Copy all lines that contain the word "seaborn".

______

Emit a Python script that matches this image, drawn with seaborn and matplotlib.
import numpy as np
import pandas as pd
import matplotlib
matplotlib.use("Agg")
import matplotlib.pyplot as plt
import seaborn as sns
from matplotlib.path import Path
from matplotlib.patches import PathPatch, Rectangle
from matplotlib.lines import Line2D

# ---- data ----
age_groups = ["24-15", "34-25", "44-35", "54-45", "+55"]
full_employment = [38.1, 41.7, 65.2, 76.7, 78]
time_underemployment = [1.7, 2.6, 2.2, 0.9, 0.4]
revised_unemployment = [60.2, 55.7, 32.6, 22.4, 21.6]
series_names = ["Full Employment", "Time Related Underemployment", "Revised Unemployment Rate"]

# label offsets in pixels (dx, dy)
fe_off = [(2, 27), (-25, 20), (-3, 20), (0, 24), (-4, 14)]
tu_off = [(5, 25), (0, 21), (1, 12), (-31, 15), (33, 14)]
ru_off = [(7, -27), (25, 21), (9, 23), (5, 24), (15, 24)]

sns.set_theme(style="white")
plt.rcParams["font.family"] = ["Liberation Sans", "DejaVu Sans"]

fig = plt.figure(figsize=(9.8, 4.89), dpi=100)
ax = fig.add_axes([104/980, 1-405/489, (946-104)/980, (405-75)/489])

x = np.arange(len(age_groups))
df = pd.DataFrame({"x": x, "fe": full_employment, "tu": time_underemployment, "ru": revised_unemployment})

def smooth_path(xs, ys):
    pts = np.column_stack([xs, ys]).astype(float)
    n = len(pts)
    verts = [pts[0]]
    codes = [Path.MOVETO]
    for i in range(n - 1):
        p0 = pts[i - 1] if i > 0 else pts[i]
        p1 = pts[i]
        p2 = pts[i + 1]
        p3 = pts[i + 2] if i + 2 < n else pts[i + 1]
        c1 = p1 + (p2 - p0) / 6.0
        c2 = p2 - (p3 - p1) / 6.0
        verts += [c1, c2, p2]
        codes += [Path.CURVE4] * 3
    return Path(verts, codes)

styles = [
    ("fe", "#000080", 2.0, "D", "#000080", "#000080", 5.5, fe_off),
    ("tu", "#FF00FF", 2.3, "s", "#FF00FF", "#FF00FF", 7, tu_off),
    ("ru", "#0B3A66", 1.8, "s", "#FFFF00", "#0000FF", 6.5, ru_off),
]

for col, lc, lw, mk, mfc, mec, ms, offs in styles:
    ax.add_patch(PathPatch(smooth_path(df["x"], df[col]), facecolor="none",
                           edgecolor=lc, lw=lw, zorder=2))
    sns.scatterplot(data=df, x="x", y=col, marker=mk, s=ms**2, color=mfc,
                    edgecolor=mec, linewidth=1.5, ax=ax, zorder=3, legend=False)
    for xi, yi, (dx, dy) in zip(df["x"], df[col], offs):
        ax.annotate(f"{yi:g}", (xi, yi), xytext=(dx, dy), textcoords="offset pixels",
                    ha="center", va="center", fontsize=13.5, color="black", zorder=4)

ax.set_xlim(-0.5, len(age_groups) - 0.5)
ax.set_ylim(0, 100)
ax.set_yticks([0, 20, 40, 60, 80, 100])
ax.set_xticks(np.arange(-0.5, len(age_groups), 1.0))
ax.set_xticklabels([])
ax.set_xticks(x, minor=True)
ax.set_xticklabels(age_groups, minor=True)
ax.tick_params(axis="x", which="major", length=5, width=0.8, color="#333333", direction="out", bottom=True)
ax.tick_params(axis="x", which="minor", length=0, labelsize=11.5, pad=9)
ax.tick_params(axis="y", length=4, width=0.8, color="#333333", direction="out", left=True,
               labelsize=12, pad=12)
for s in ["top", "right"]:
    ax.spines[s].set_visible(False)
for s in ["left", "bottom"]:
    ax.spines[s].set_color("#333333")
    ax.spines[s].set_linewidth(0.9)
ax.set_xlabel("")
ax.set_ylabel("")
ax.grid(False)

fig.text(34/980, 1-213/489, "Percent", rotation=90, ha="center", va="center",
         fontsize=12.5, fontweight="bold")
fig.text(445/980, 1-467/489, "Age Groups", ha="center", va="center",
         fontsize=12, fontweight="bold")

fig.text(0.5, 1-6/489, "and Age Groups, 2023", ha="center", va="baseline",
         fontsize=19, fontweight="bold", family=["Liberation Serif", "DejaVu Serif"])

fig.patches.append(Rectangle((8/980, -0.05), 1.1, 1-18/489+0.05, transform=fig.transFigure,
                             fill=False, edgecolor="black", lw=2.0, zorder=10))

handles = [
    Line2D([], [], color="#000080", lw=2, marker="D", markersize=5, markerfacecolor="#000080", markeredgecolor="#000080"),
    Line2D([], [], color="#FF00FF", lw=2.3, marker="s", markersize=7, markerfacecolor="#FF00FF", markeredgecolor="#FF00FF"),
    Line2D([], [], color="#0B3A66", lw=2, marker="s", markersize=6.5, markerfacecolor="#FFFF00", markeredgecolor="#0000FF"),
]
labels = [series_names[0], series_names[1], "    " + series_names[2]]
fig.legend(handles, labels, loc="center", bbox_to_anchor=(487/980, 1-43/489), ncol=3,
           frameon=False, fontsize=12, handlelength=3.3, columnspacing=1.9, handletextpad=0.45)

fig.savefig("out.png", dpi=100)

______

== Answer for the task ==
Emit a Python script that matches this image, drawn with seaborn and matplotlib.
import seaborn as sns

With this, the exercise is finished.